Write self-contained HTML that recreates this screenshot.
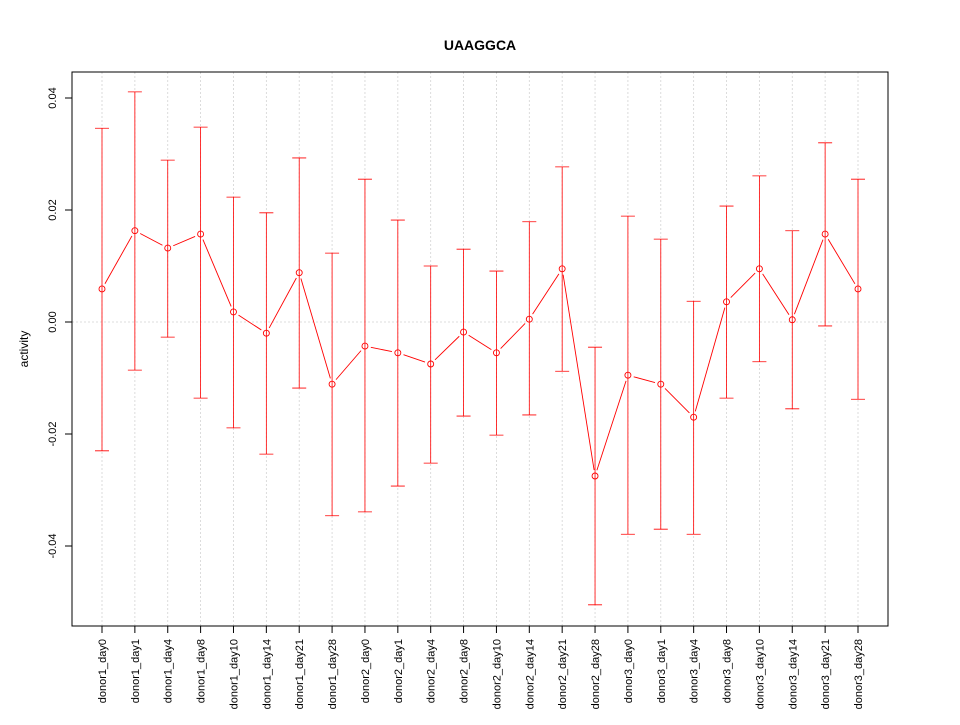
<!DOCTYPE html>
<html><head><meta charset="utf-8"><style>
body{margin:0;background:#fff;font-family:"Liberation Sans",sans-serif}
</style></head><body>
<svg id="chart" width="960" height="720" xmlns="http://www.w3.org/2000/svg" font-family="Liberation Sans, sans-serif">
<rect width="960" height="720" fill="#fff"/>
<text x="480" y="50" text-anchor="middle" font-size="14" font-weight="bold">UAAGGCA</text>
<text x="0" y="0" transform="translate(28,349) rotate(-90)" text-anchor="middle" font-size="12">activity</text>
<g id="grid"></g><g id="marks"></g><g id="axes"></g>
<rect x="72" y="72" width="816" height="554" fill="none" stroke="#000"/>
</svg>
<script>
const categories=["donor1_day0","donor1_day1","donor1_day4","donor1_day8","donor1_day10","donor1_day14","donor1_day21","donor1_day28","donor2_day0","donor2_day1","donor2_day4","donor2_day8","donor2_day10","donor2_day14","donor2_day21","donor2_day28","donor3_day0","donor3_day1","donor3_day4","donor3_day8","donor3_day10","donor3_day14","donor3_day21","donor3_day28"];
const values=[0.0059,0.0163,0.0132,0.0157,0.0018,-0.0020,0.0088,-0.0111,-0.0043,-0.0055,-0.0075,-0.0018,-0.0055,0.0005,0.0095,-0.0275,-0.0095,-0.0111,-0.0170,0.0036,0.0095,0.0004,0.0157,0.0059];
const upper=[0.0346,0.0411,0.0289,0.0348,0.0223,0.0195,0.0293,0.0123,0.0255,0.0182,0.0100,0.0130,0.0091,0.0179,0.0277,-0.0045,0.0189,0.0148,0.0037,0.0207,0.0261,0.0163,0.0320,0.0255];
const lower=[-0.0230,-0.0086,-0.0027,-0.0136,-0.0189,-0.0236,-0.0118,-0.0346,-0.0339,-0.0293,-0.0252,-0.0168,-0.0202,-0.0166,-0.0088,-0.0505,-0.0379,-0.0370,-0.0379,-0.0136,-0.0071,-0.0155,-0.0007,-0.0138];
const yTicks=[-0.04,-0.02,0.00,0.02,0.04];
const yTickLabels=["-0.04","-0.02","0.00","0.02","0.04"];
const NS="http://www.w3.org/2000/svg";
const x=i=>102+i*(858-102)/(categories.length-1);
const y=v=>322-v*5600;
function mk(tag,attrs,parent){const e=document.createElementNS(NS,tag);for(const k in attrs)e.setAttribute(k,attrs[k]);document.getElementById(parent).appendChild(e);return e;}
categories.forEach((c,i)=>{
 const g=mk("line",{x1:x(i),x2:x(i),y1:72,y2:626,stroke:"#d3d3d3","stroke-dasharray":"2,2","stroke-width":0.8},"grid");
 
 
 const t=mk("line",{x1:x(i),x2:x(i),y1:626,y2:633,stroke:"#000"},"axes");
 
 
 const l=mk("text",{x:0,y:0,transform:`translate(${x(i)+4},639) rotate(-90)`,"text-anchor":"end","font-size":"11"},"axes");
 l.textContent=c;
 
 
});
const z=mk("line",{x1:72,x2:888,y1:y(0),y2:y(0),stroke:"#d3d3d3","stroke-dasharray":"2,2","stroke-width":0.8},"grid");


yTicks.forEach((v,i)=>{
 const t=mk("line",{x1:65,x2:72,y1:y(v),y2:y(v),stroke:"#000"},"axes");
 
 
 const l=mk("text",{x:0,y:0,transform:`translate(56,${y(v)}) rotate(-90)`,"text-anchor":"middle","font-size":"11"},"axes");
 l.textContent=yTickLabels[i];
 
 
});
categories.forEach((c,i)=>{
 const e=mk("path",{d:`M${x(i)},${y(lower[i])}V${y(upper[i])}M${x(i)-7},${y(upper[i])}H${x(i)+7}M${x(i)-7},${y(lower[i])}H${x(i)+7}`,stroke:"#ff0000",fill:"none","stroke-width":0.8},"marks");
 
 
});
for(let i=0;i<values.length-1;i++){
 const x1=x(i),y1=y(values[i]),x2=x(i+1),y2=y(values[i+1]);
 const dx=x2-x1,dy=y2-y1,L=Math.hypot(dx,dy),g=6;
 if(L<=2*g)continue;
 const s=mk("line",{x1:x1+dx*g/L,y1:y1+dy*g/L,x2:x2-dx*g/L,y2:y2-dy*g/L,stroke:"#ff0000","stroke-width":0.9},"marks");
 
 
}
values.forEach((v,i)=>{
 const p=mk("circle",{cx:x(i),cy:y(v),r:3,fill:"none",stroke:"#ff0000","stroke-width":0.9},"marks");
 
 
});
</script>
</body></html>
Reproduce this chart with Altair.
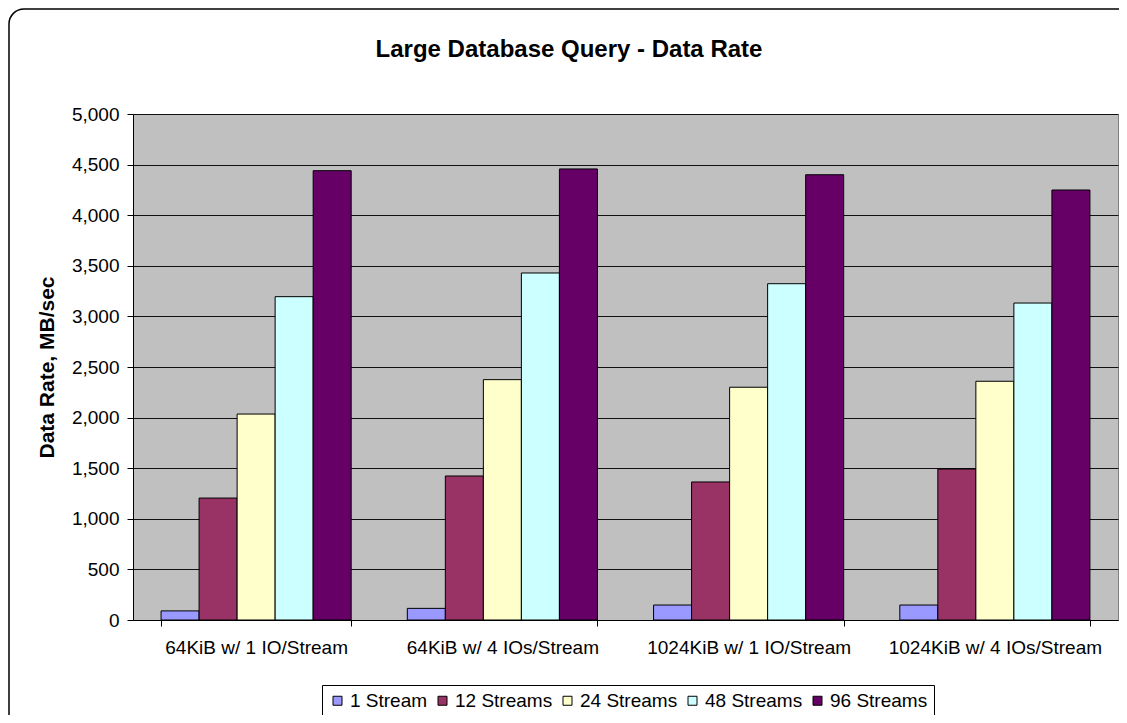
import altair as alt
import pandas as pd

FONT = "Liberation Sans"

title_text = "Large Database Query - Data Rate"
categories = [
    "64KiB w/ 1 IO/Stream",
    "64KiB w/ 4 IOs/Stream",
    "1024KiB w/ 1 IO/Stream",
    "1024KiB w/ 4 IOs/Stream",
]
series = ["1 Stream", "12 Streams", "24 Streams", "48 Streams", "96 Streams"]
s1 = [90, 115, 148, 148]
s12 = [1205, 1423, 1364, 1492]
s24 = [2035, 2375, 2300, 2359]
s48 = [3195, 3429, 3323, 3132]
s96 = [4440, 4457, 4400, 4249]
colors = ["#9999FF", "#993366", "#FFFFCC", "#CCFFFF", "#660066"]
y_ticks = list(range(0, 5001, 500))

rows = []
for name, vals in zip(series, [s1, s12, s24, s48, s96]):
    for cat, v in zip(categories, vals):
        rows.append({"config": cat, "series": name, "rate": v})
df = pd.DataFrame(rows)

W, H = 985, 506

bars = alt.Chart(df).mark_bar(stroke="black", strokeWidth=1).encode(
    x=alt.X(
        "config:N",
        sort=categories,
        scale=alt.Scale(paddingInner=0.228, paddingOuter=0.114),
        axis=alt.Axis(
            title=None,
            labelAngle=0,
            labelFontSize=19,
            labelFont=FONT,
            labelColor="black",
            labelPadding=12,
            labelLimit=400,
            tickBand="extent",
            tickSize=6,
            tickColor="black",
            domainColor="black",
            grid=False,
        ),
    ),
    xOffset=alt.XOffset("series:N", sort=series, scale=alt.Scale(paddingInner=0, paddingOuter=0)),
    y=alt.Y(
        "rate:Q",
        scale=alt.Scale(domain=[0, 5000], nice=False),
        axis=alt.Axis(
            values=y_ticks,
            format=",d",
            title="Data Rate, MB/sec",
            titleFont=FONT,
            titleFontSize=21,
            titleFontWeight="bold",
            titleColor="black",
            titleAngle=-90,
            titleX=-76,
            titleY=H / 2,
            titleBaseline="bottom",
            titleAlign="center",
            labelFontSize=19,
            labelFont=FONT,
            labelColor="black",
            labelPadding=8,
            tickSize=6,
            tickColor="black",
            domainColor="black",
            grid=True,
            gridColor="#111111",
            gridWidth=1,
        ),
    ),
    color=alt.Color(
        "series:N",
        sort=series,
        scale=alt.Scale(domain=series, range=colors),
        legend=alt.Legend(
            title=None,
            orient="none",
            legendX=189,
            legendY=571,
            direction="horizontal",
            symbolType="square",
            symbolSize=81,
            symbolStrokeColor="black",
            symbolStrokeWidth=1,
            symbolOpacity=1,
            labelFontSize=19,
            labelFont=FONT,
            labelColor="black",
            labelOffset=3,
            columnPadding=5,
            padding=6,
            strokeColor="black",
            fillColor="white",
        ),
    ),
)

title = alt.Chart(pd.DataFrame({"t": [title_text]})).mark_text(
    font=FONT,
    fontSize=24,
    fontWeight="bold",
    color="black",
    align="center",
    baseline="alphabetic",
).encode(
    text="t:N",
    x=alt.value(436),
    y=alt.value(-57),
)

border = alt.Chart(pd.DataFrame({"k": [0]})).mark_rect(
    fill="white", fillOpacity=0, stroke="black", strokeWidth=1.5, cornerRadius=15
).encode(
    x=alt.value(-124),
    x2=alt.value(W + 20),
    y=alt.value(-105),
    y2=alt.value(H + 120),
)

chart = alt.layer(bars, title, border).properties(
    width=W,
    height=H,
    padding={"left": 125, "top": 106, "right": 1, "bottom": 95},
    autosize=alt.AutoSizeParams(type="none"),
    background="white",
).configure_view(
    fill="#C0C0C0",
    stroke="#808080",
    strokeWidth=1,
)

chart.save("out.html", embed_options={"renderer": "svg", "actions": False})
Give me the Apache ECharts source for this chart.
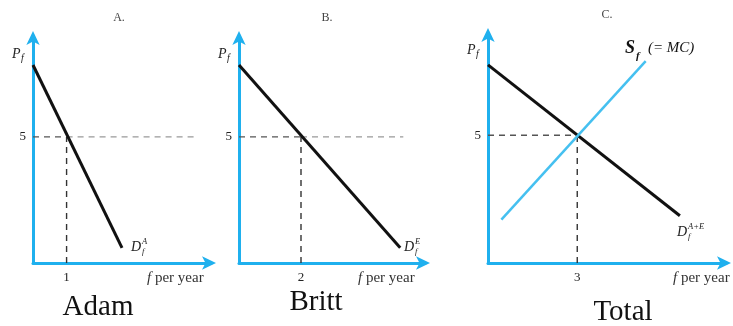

Requirement: Of the lines above, quote exactly those from the one with "Reproduce this chart with Altair." through the one with "W, H = 985, 506", ends included; pictures stay out.

Exercise result:
Reproduce this chart with Altair.
import altair as alt
import pandas as pd

FONT = "Liberation Sans"

title_text = "Large Database Query - Data Rate"
categories = [
    "64KiB w/ 1 IO/Stream",
    "64KiB w/ 4 IOs/Stream",
    "1024KiB w/ 1 IO/Stream",
    "1024KiB w/ 4 IOs/Stream",
]
series = ["1 Stream", "12 Streams", "24 Streams", "48 Streams", "96 Streams"]
s1 = [90, 115, 148, 148]
s12 = [1205, 1423, 1364, 1492]
s24 = [2035, 2375, 2300, 2359]
s48 = [3195, 3429, 3323, 3132]
s96 = [4440, 4457, 4400, 4249]
colors = ["#9999FF", "#993366", "#FFFFCC", "#CCFFFF", "#660066"]
y_ticks = list(range(0, 5001, 500))

rows = []
for name, vals in zip(series, [s1, s12, s24, s48, s96]):
    for cat, v in zip(categories, vals):
        rows.append({"config": cat, "series": name, "rate": v})
df = pd.DataFrame(rows)

W, H = 985, 506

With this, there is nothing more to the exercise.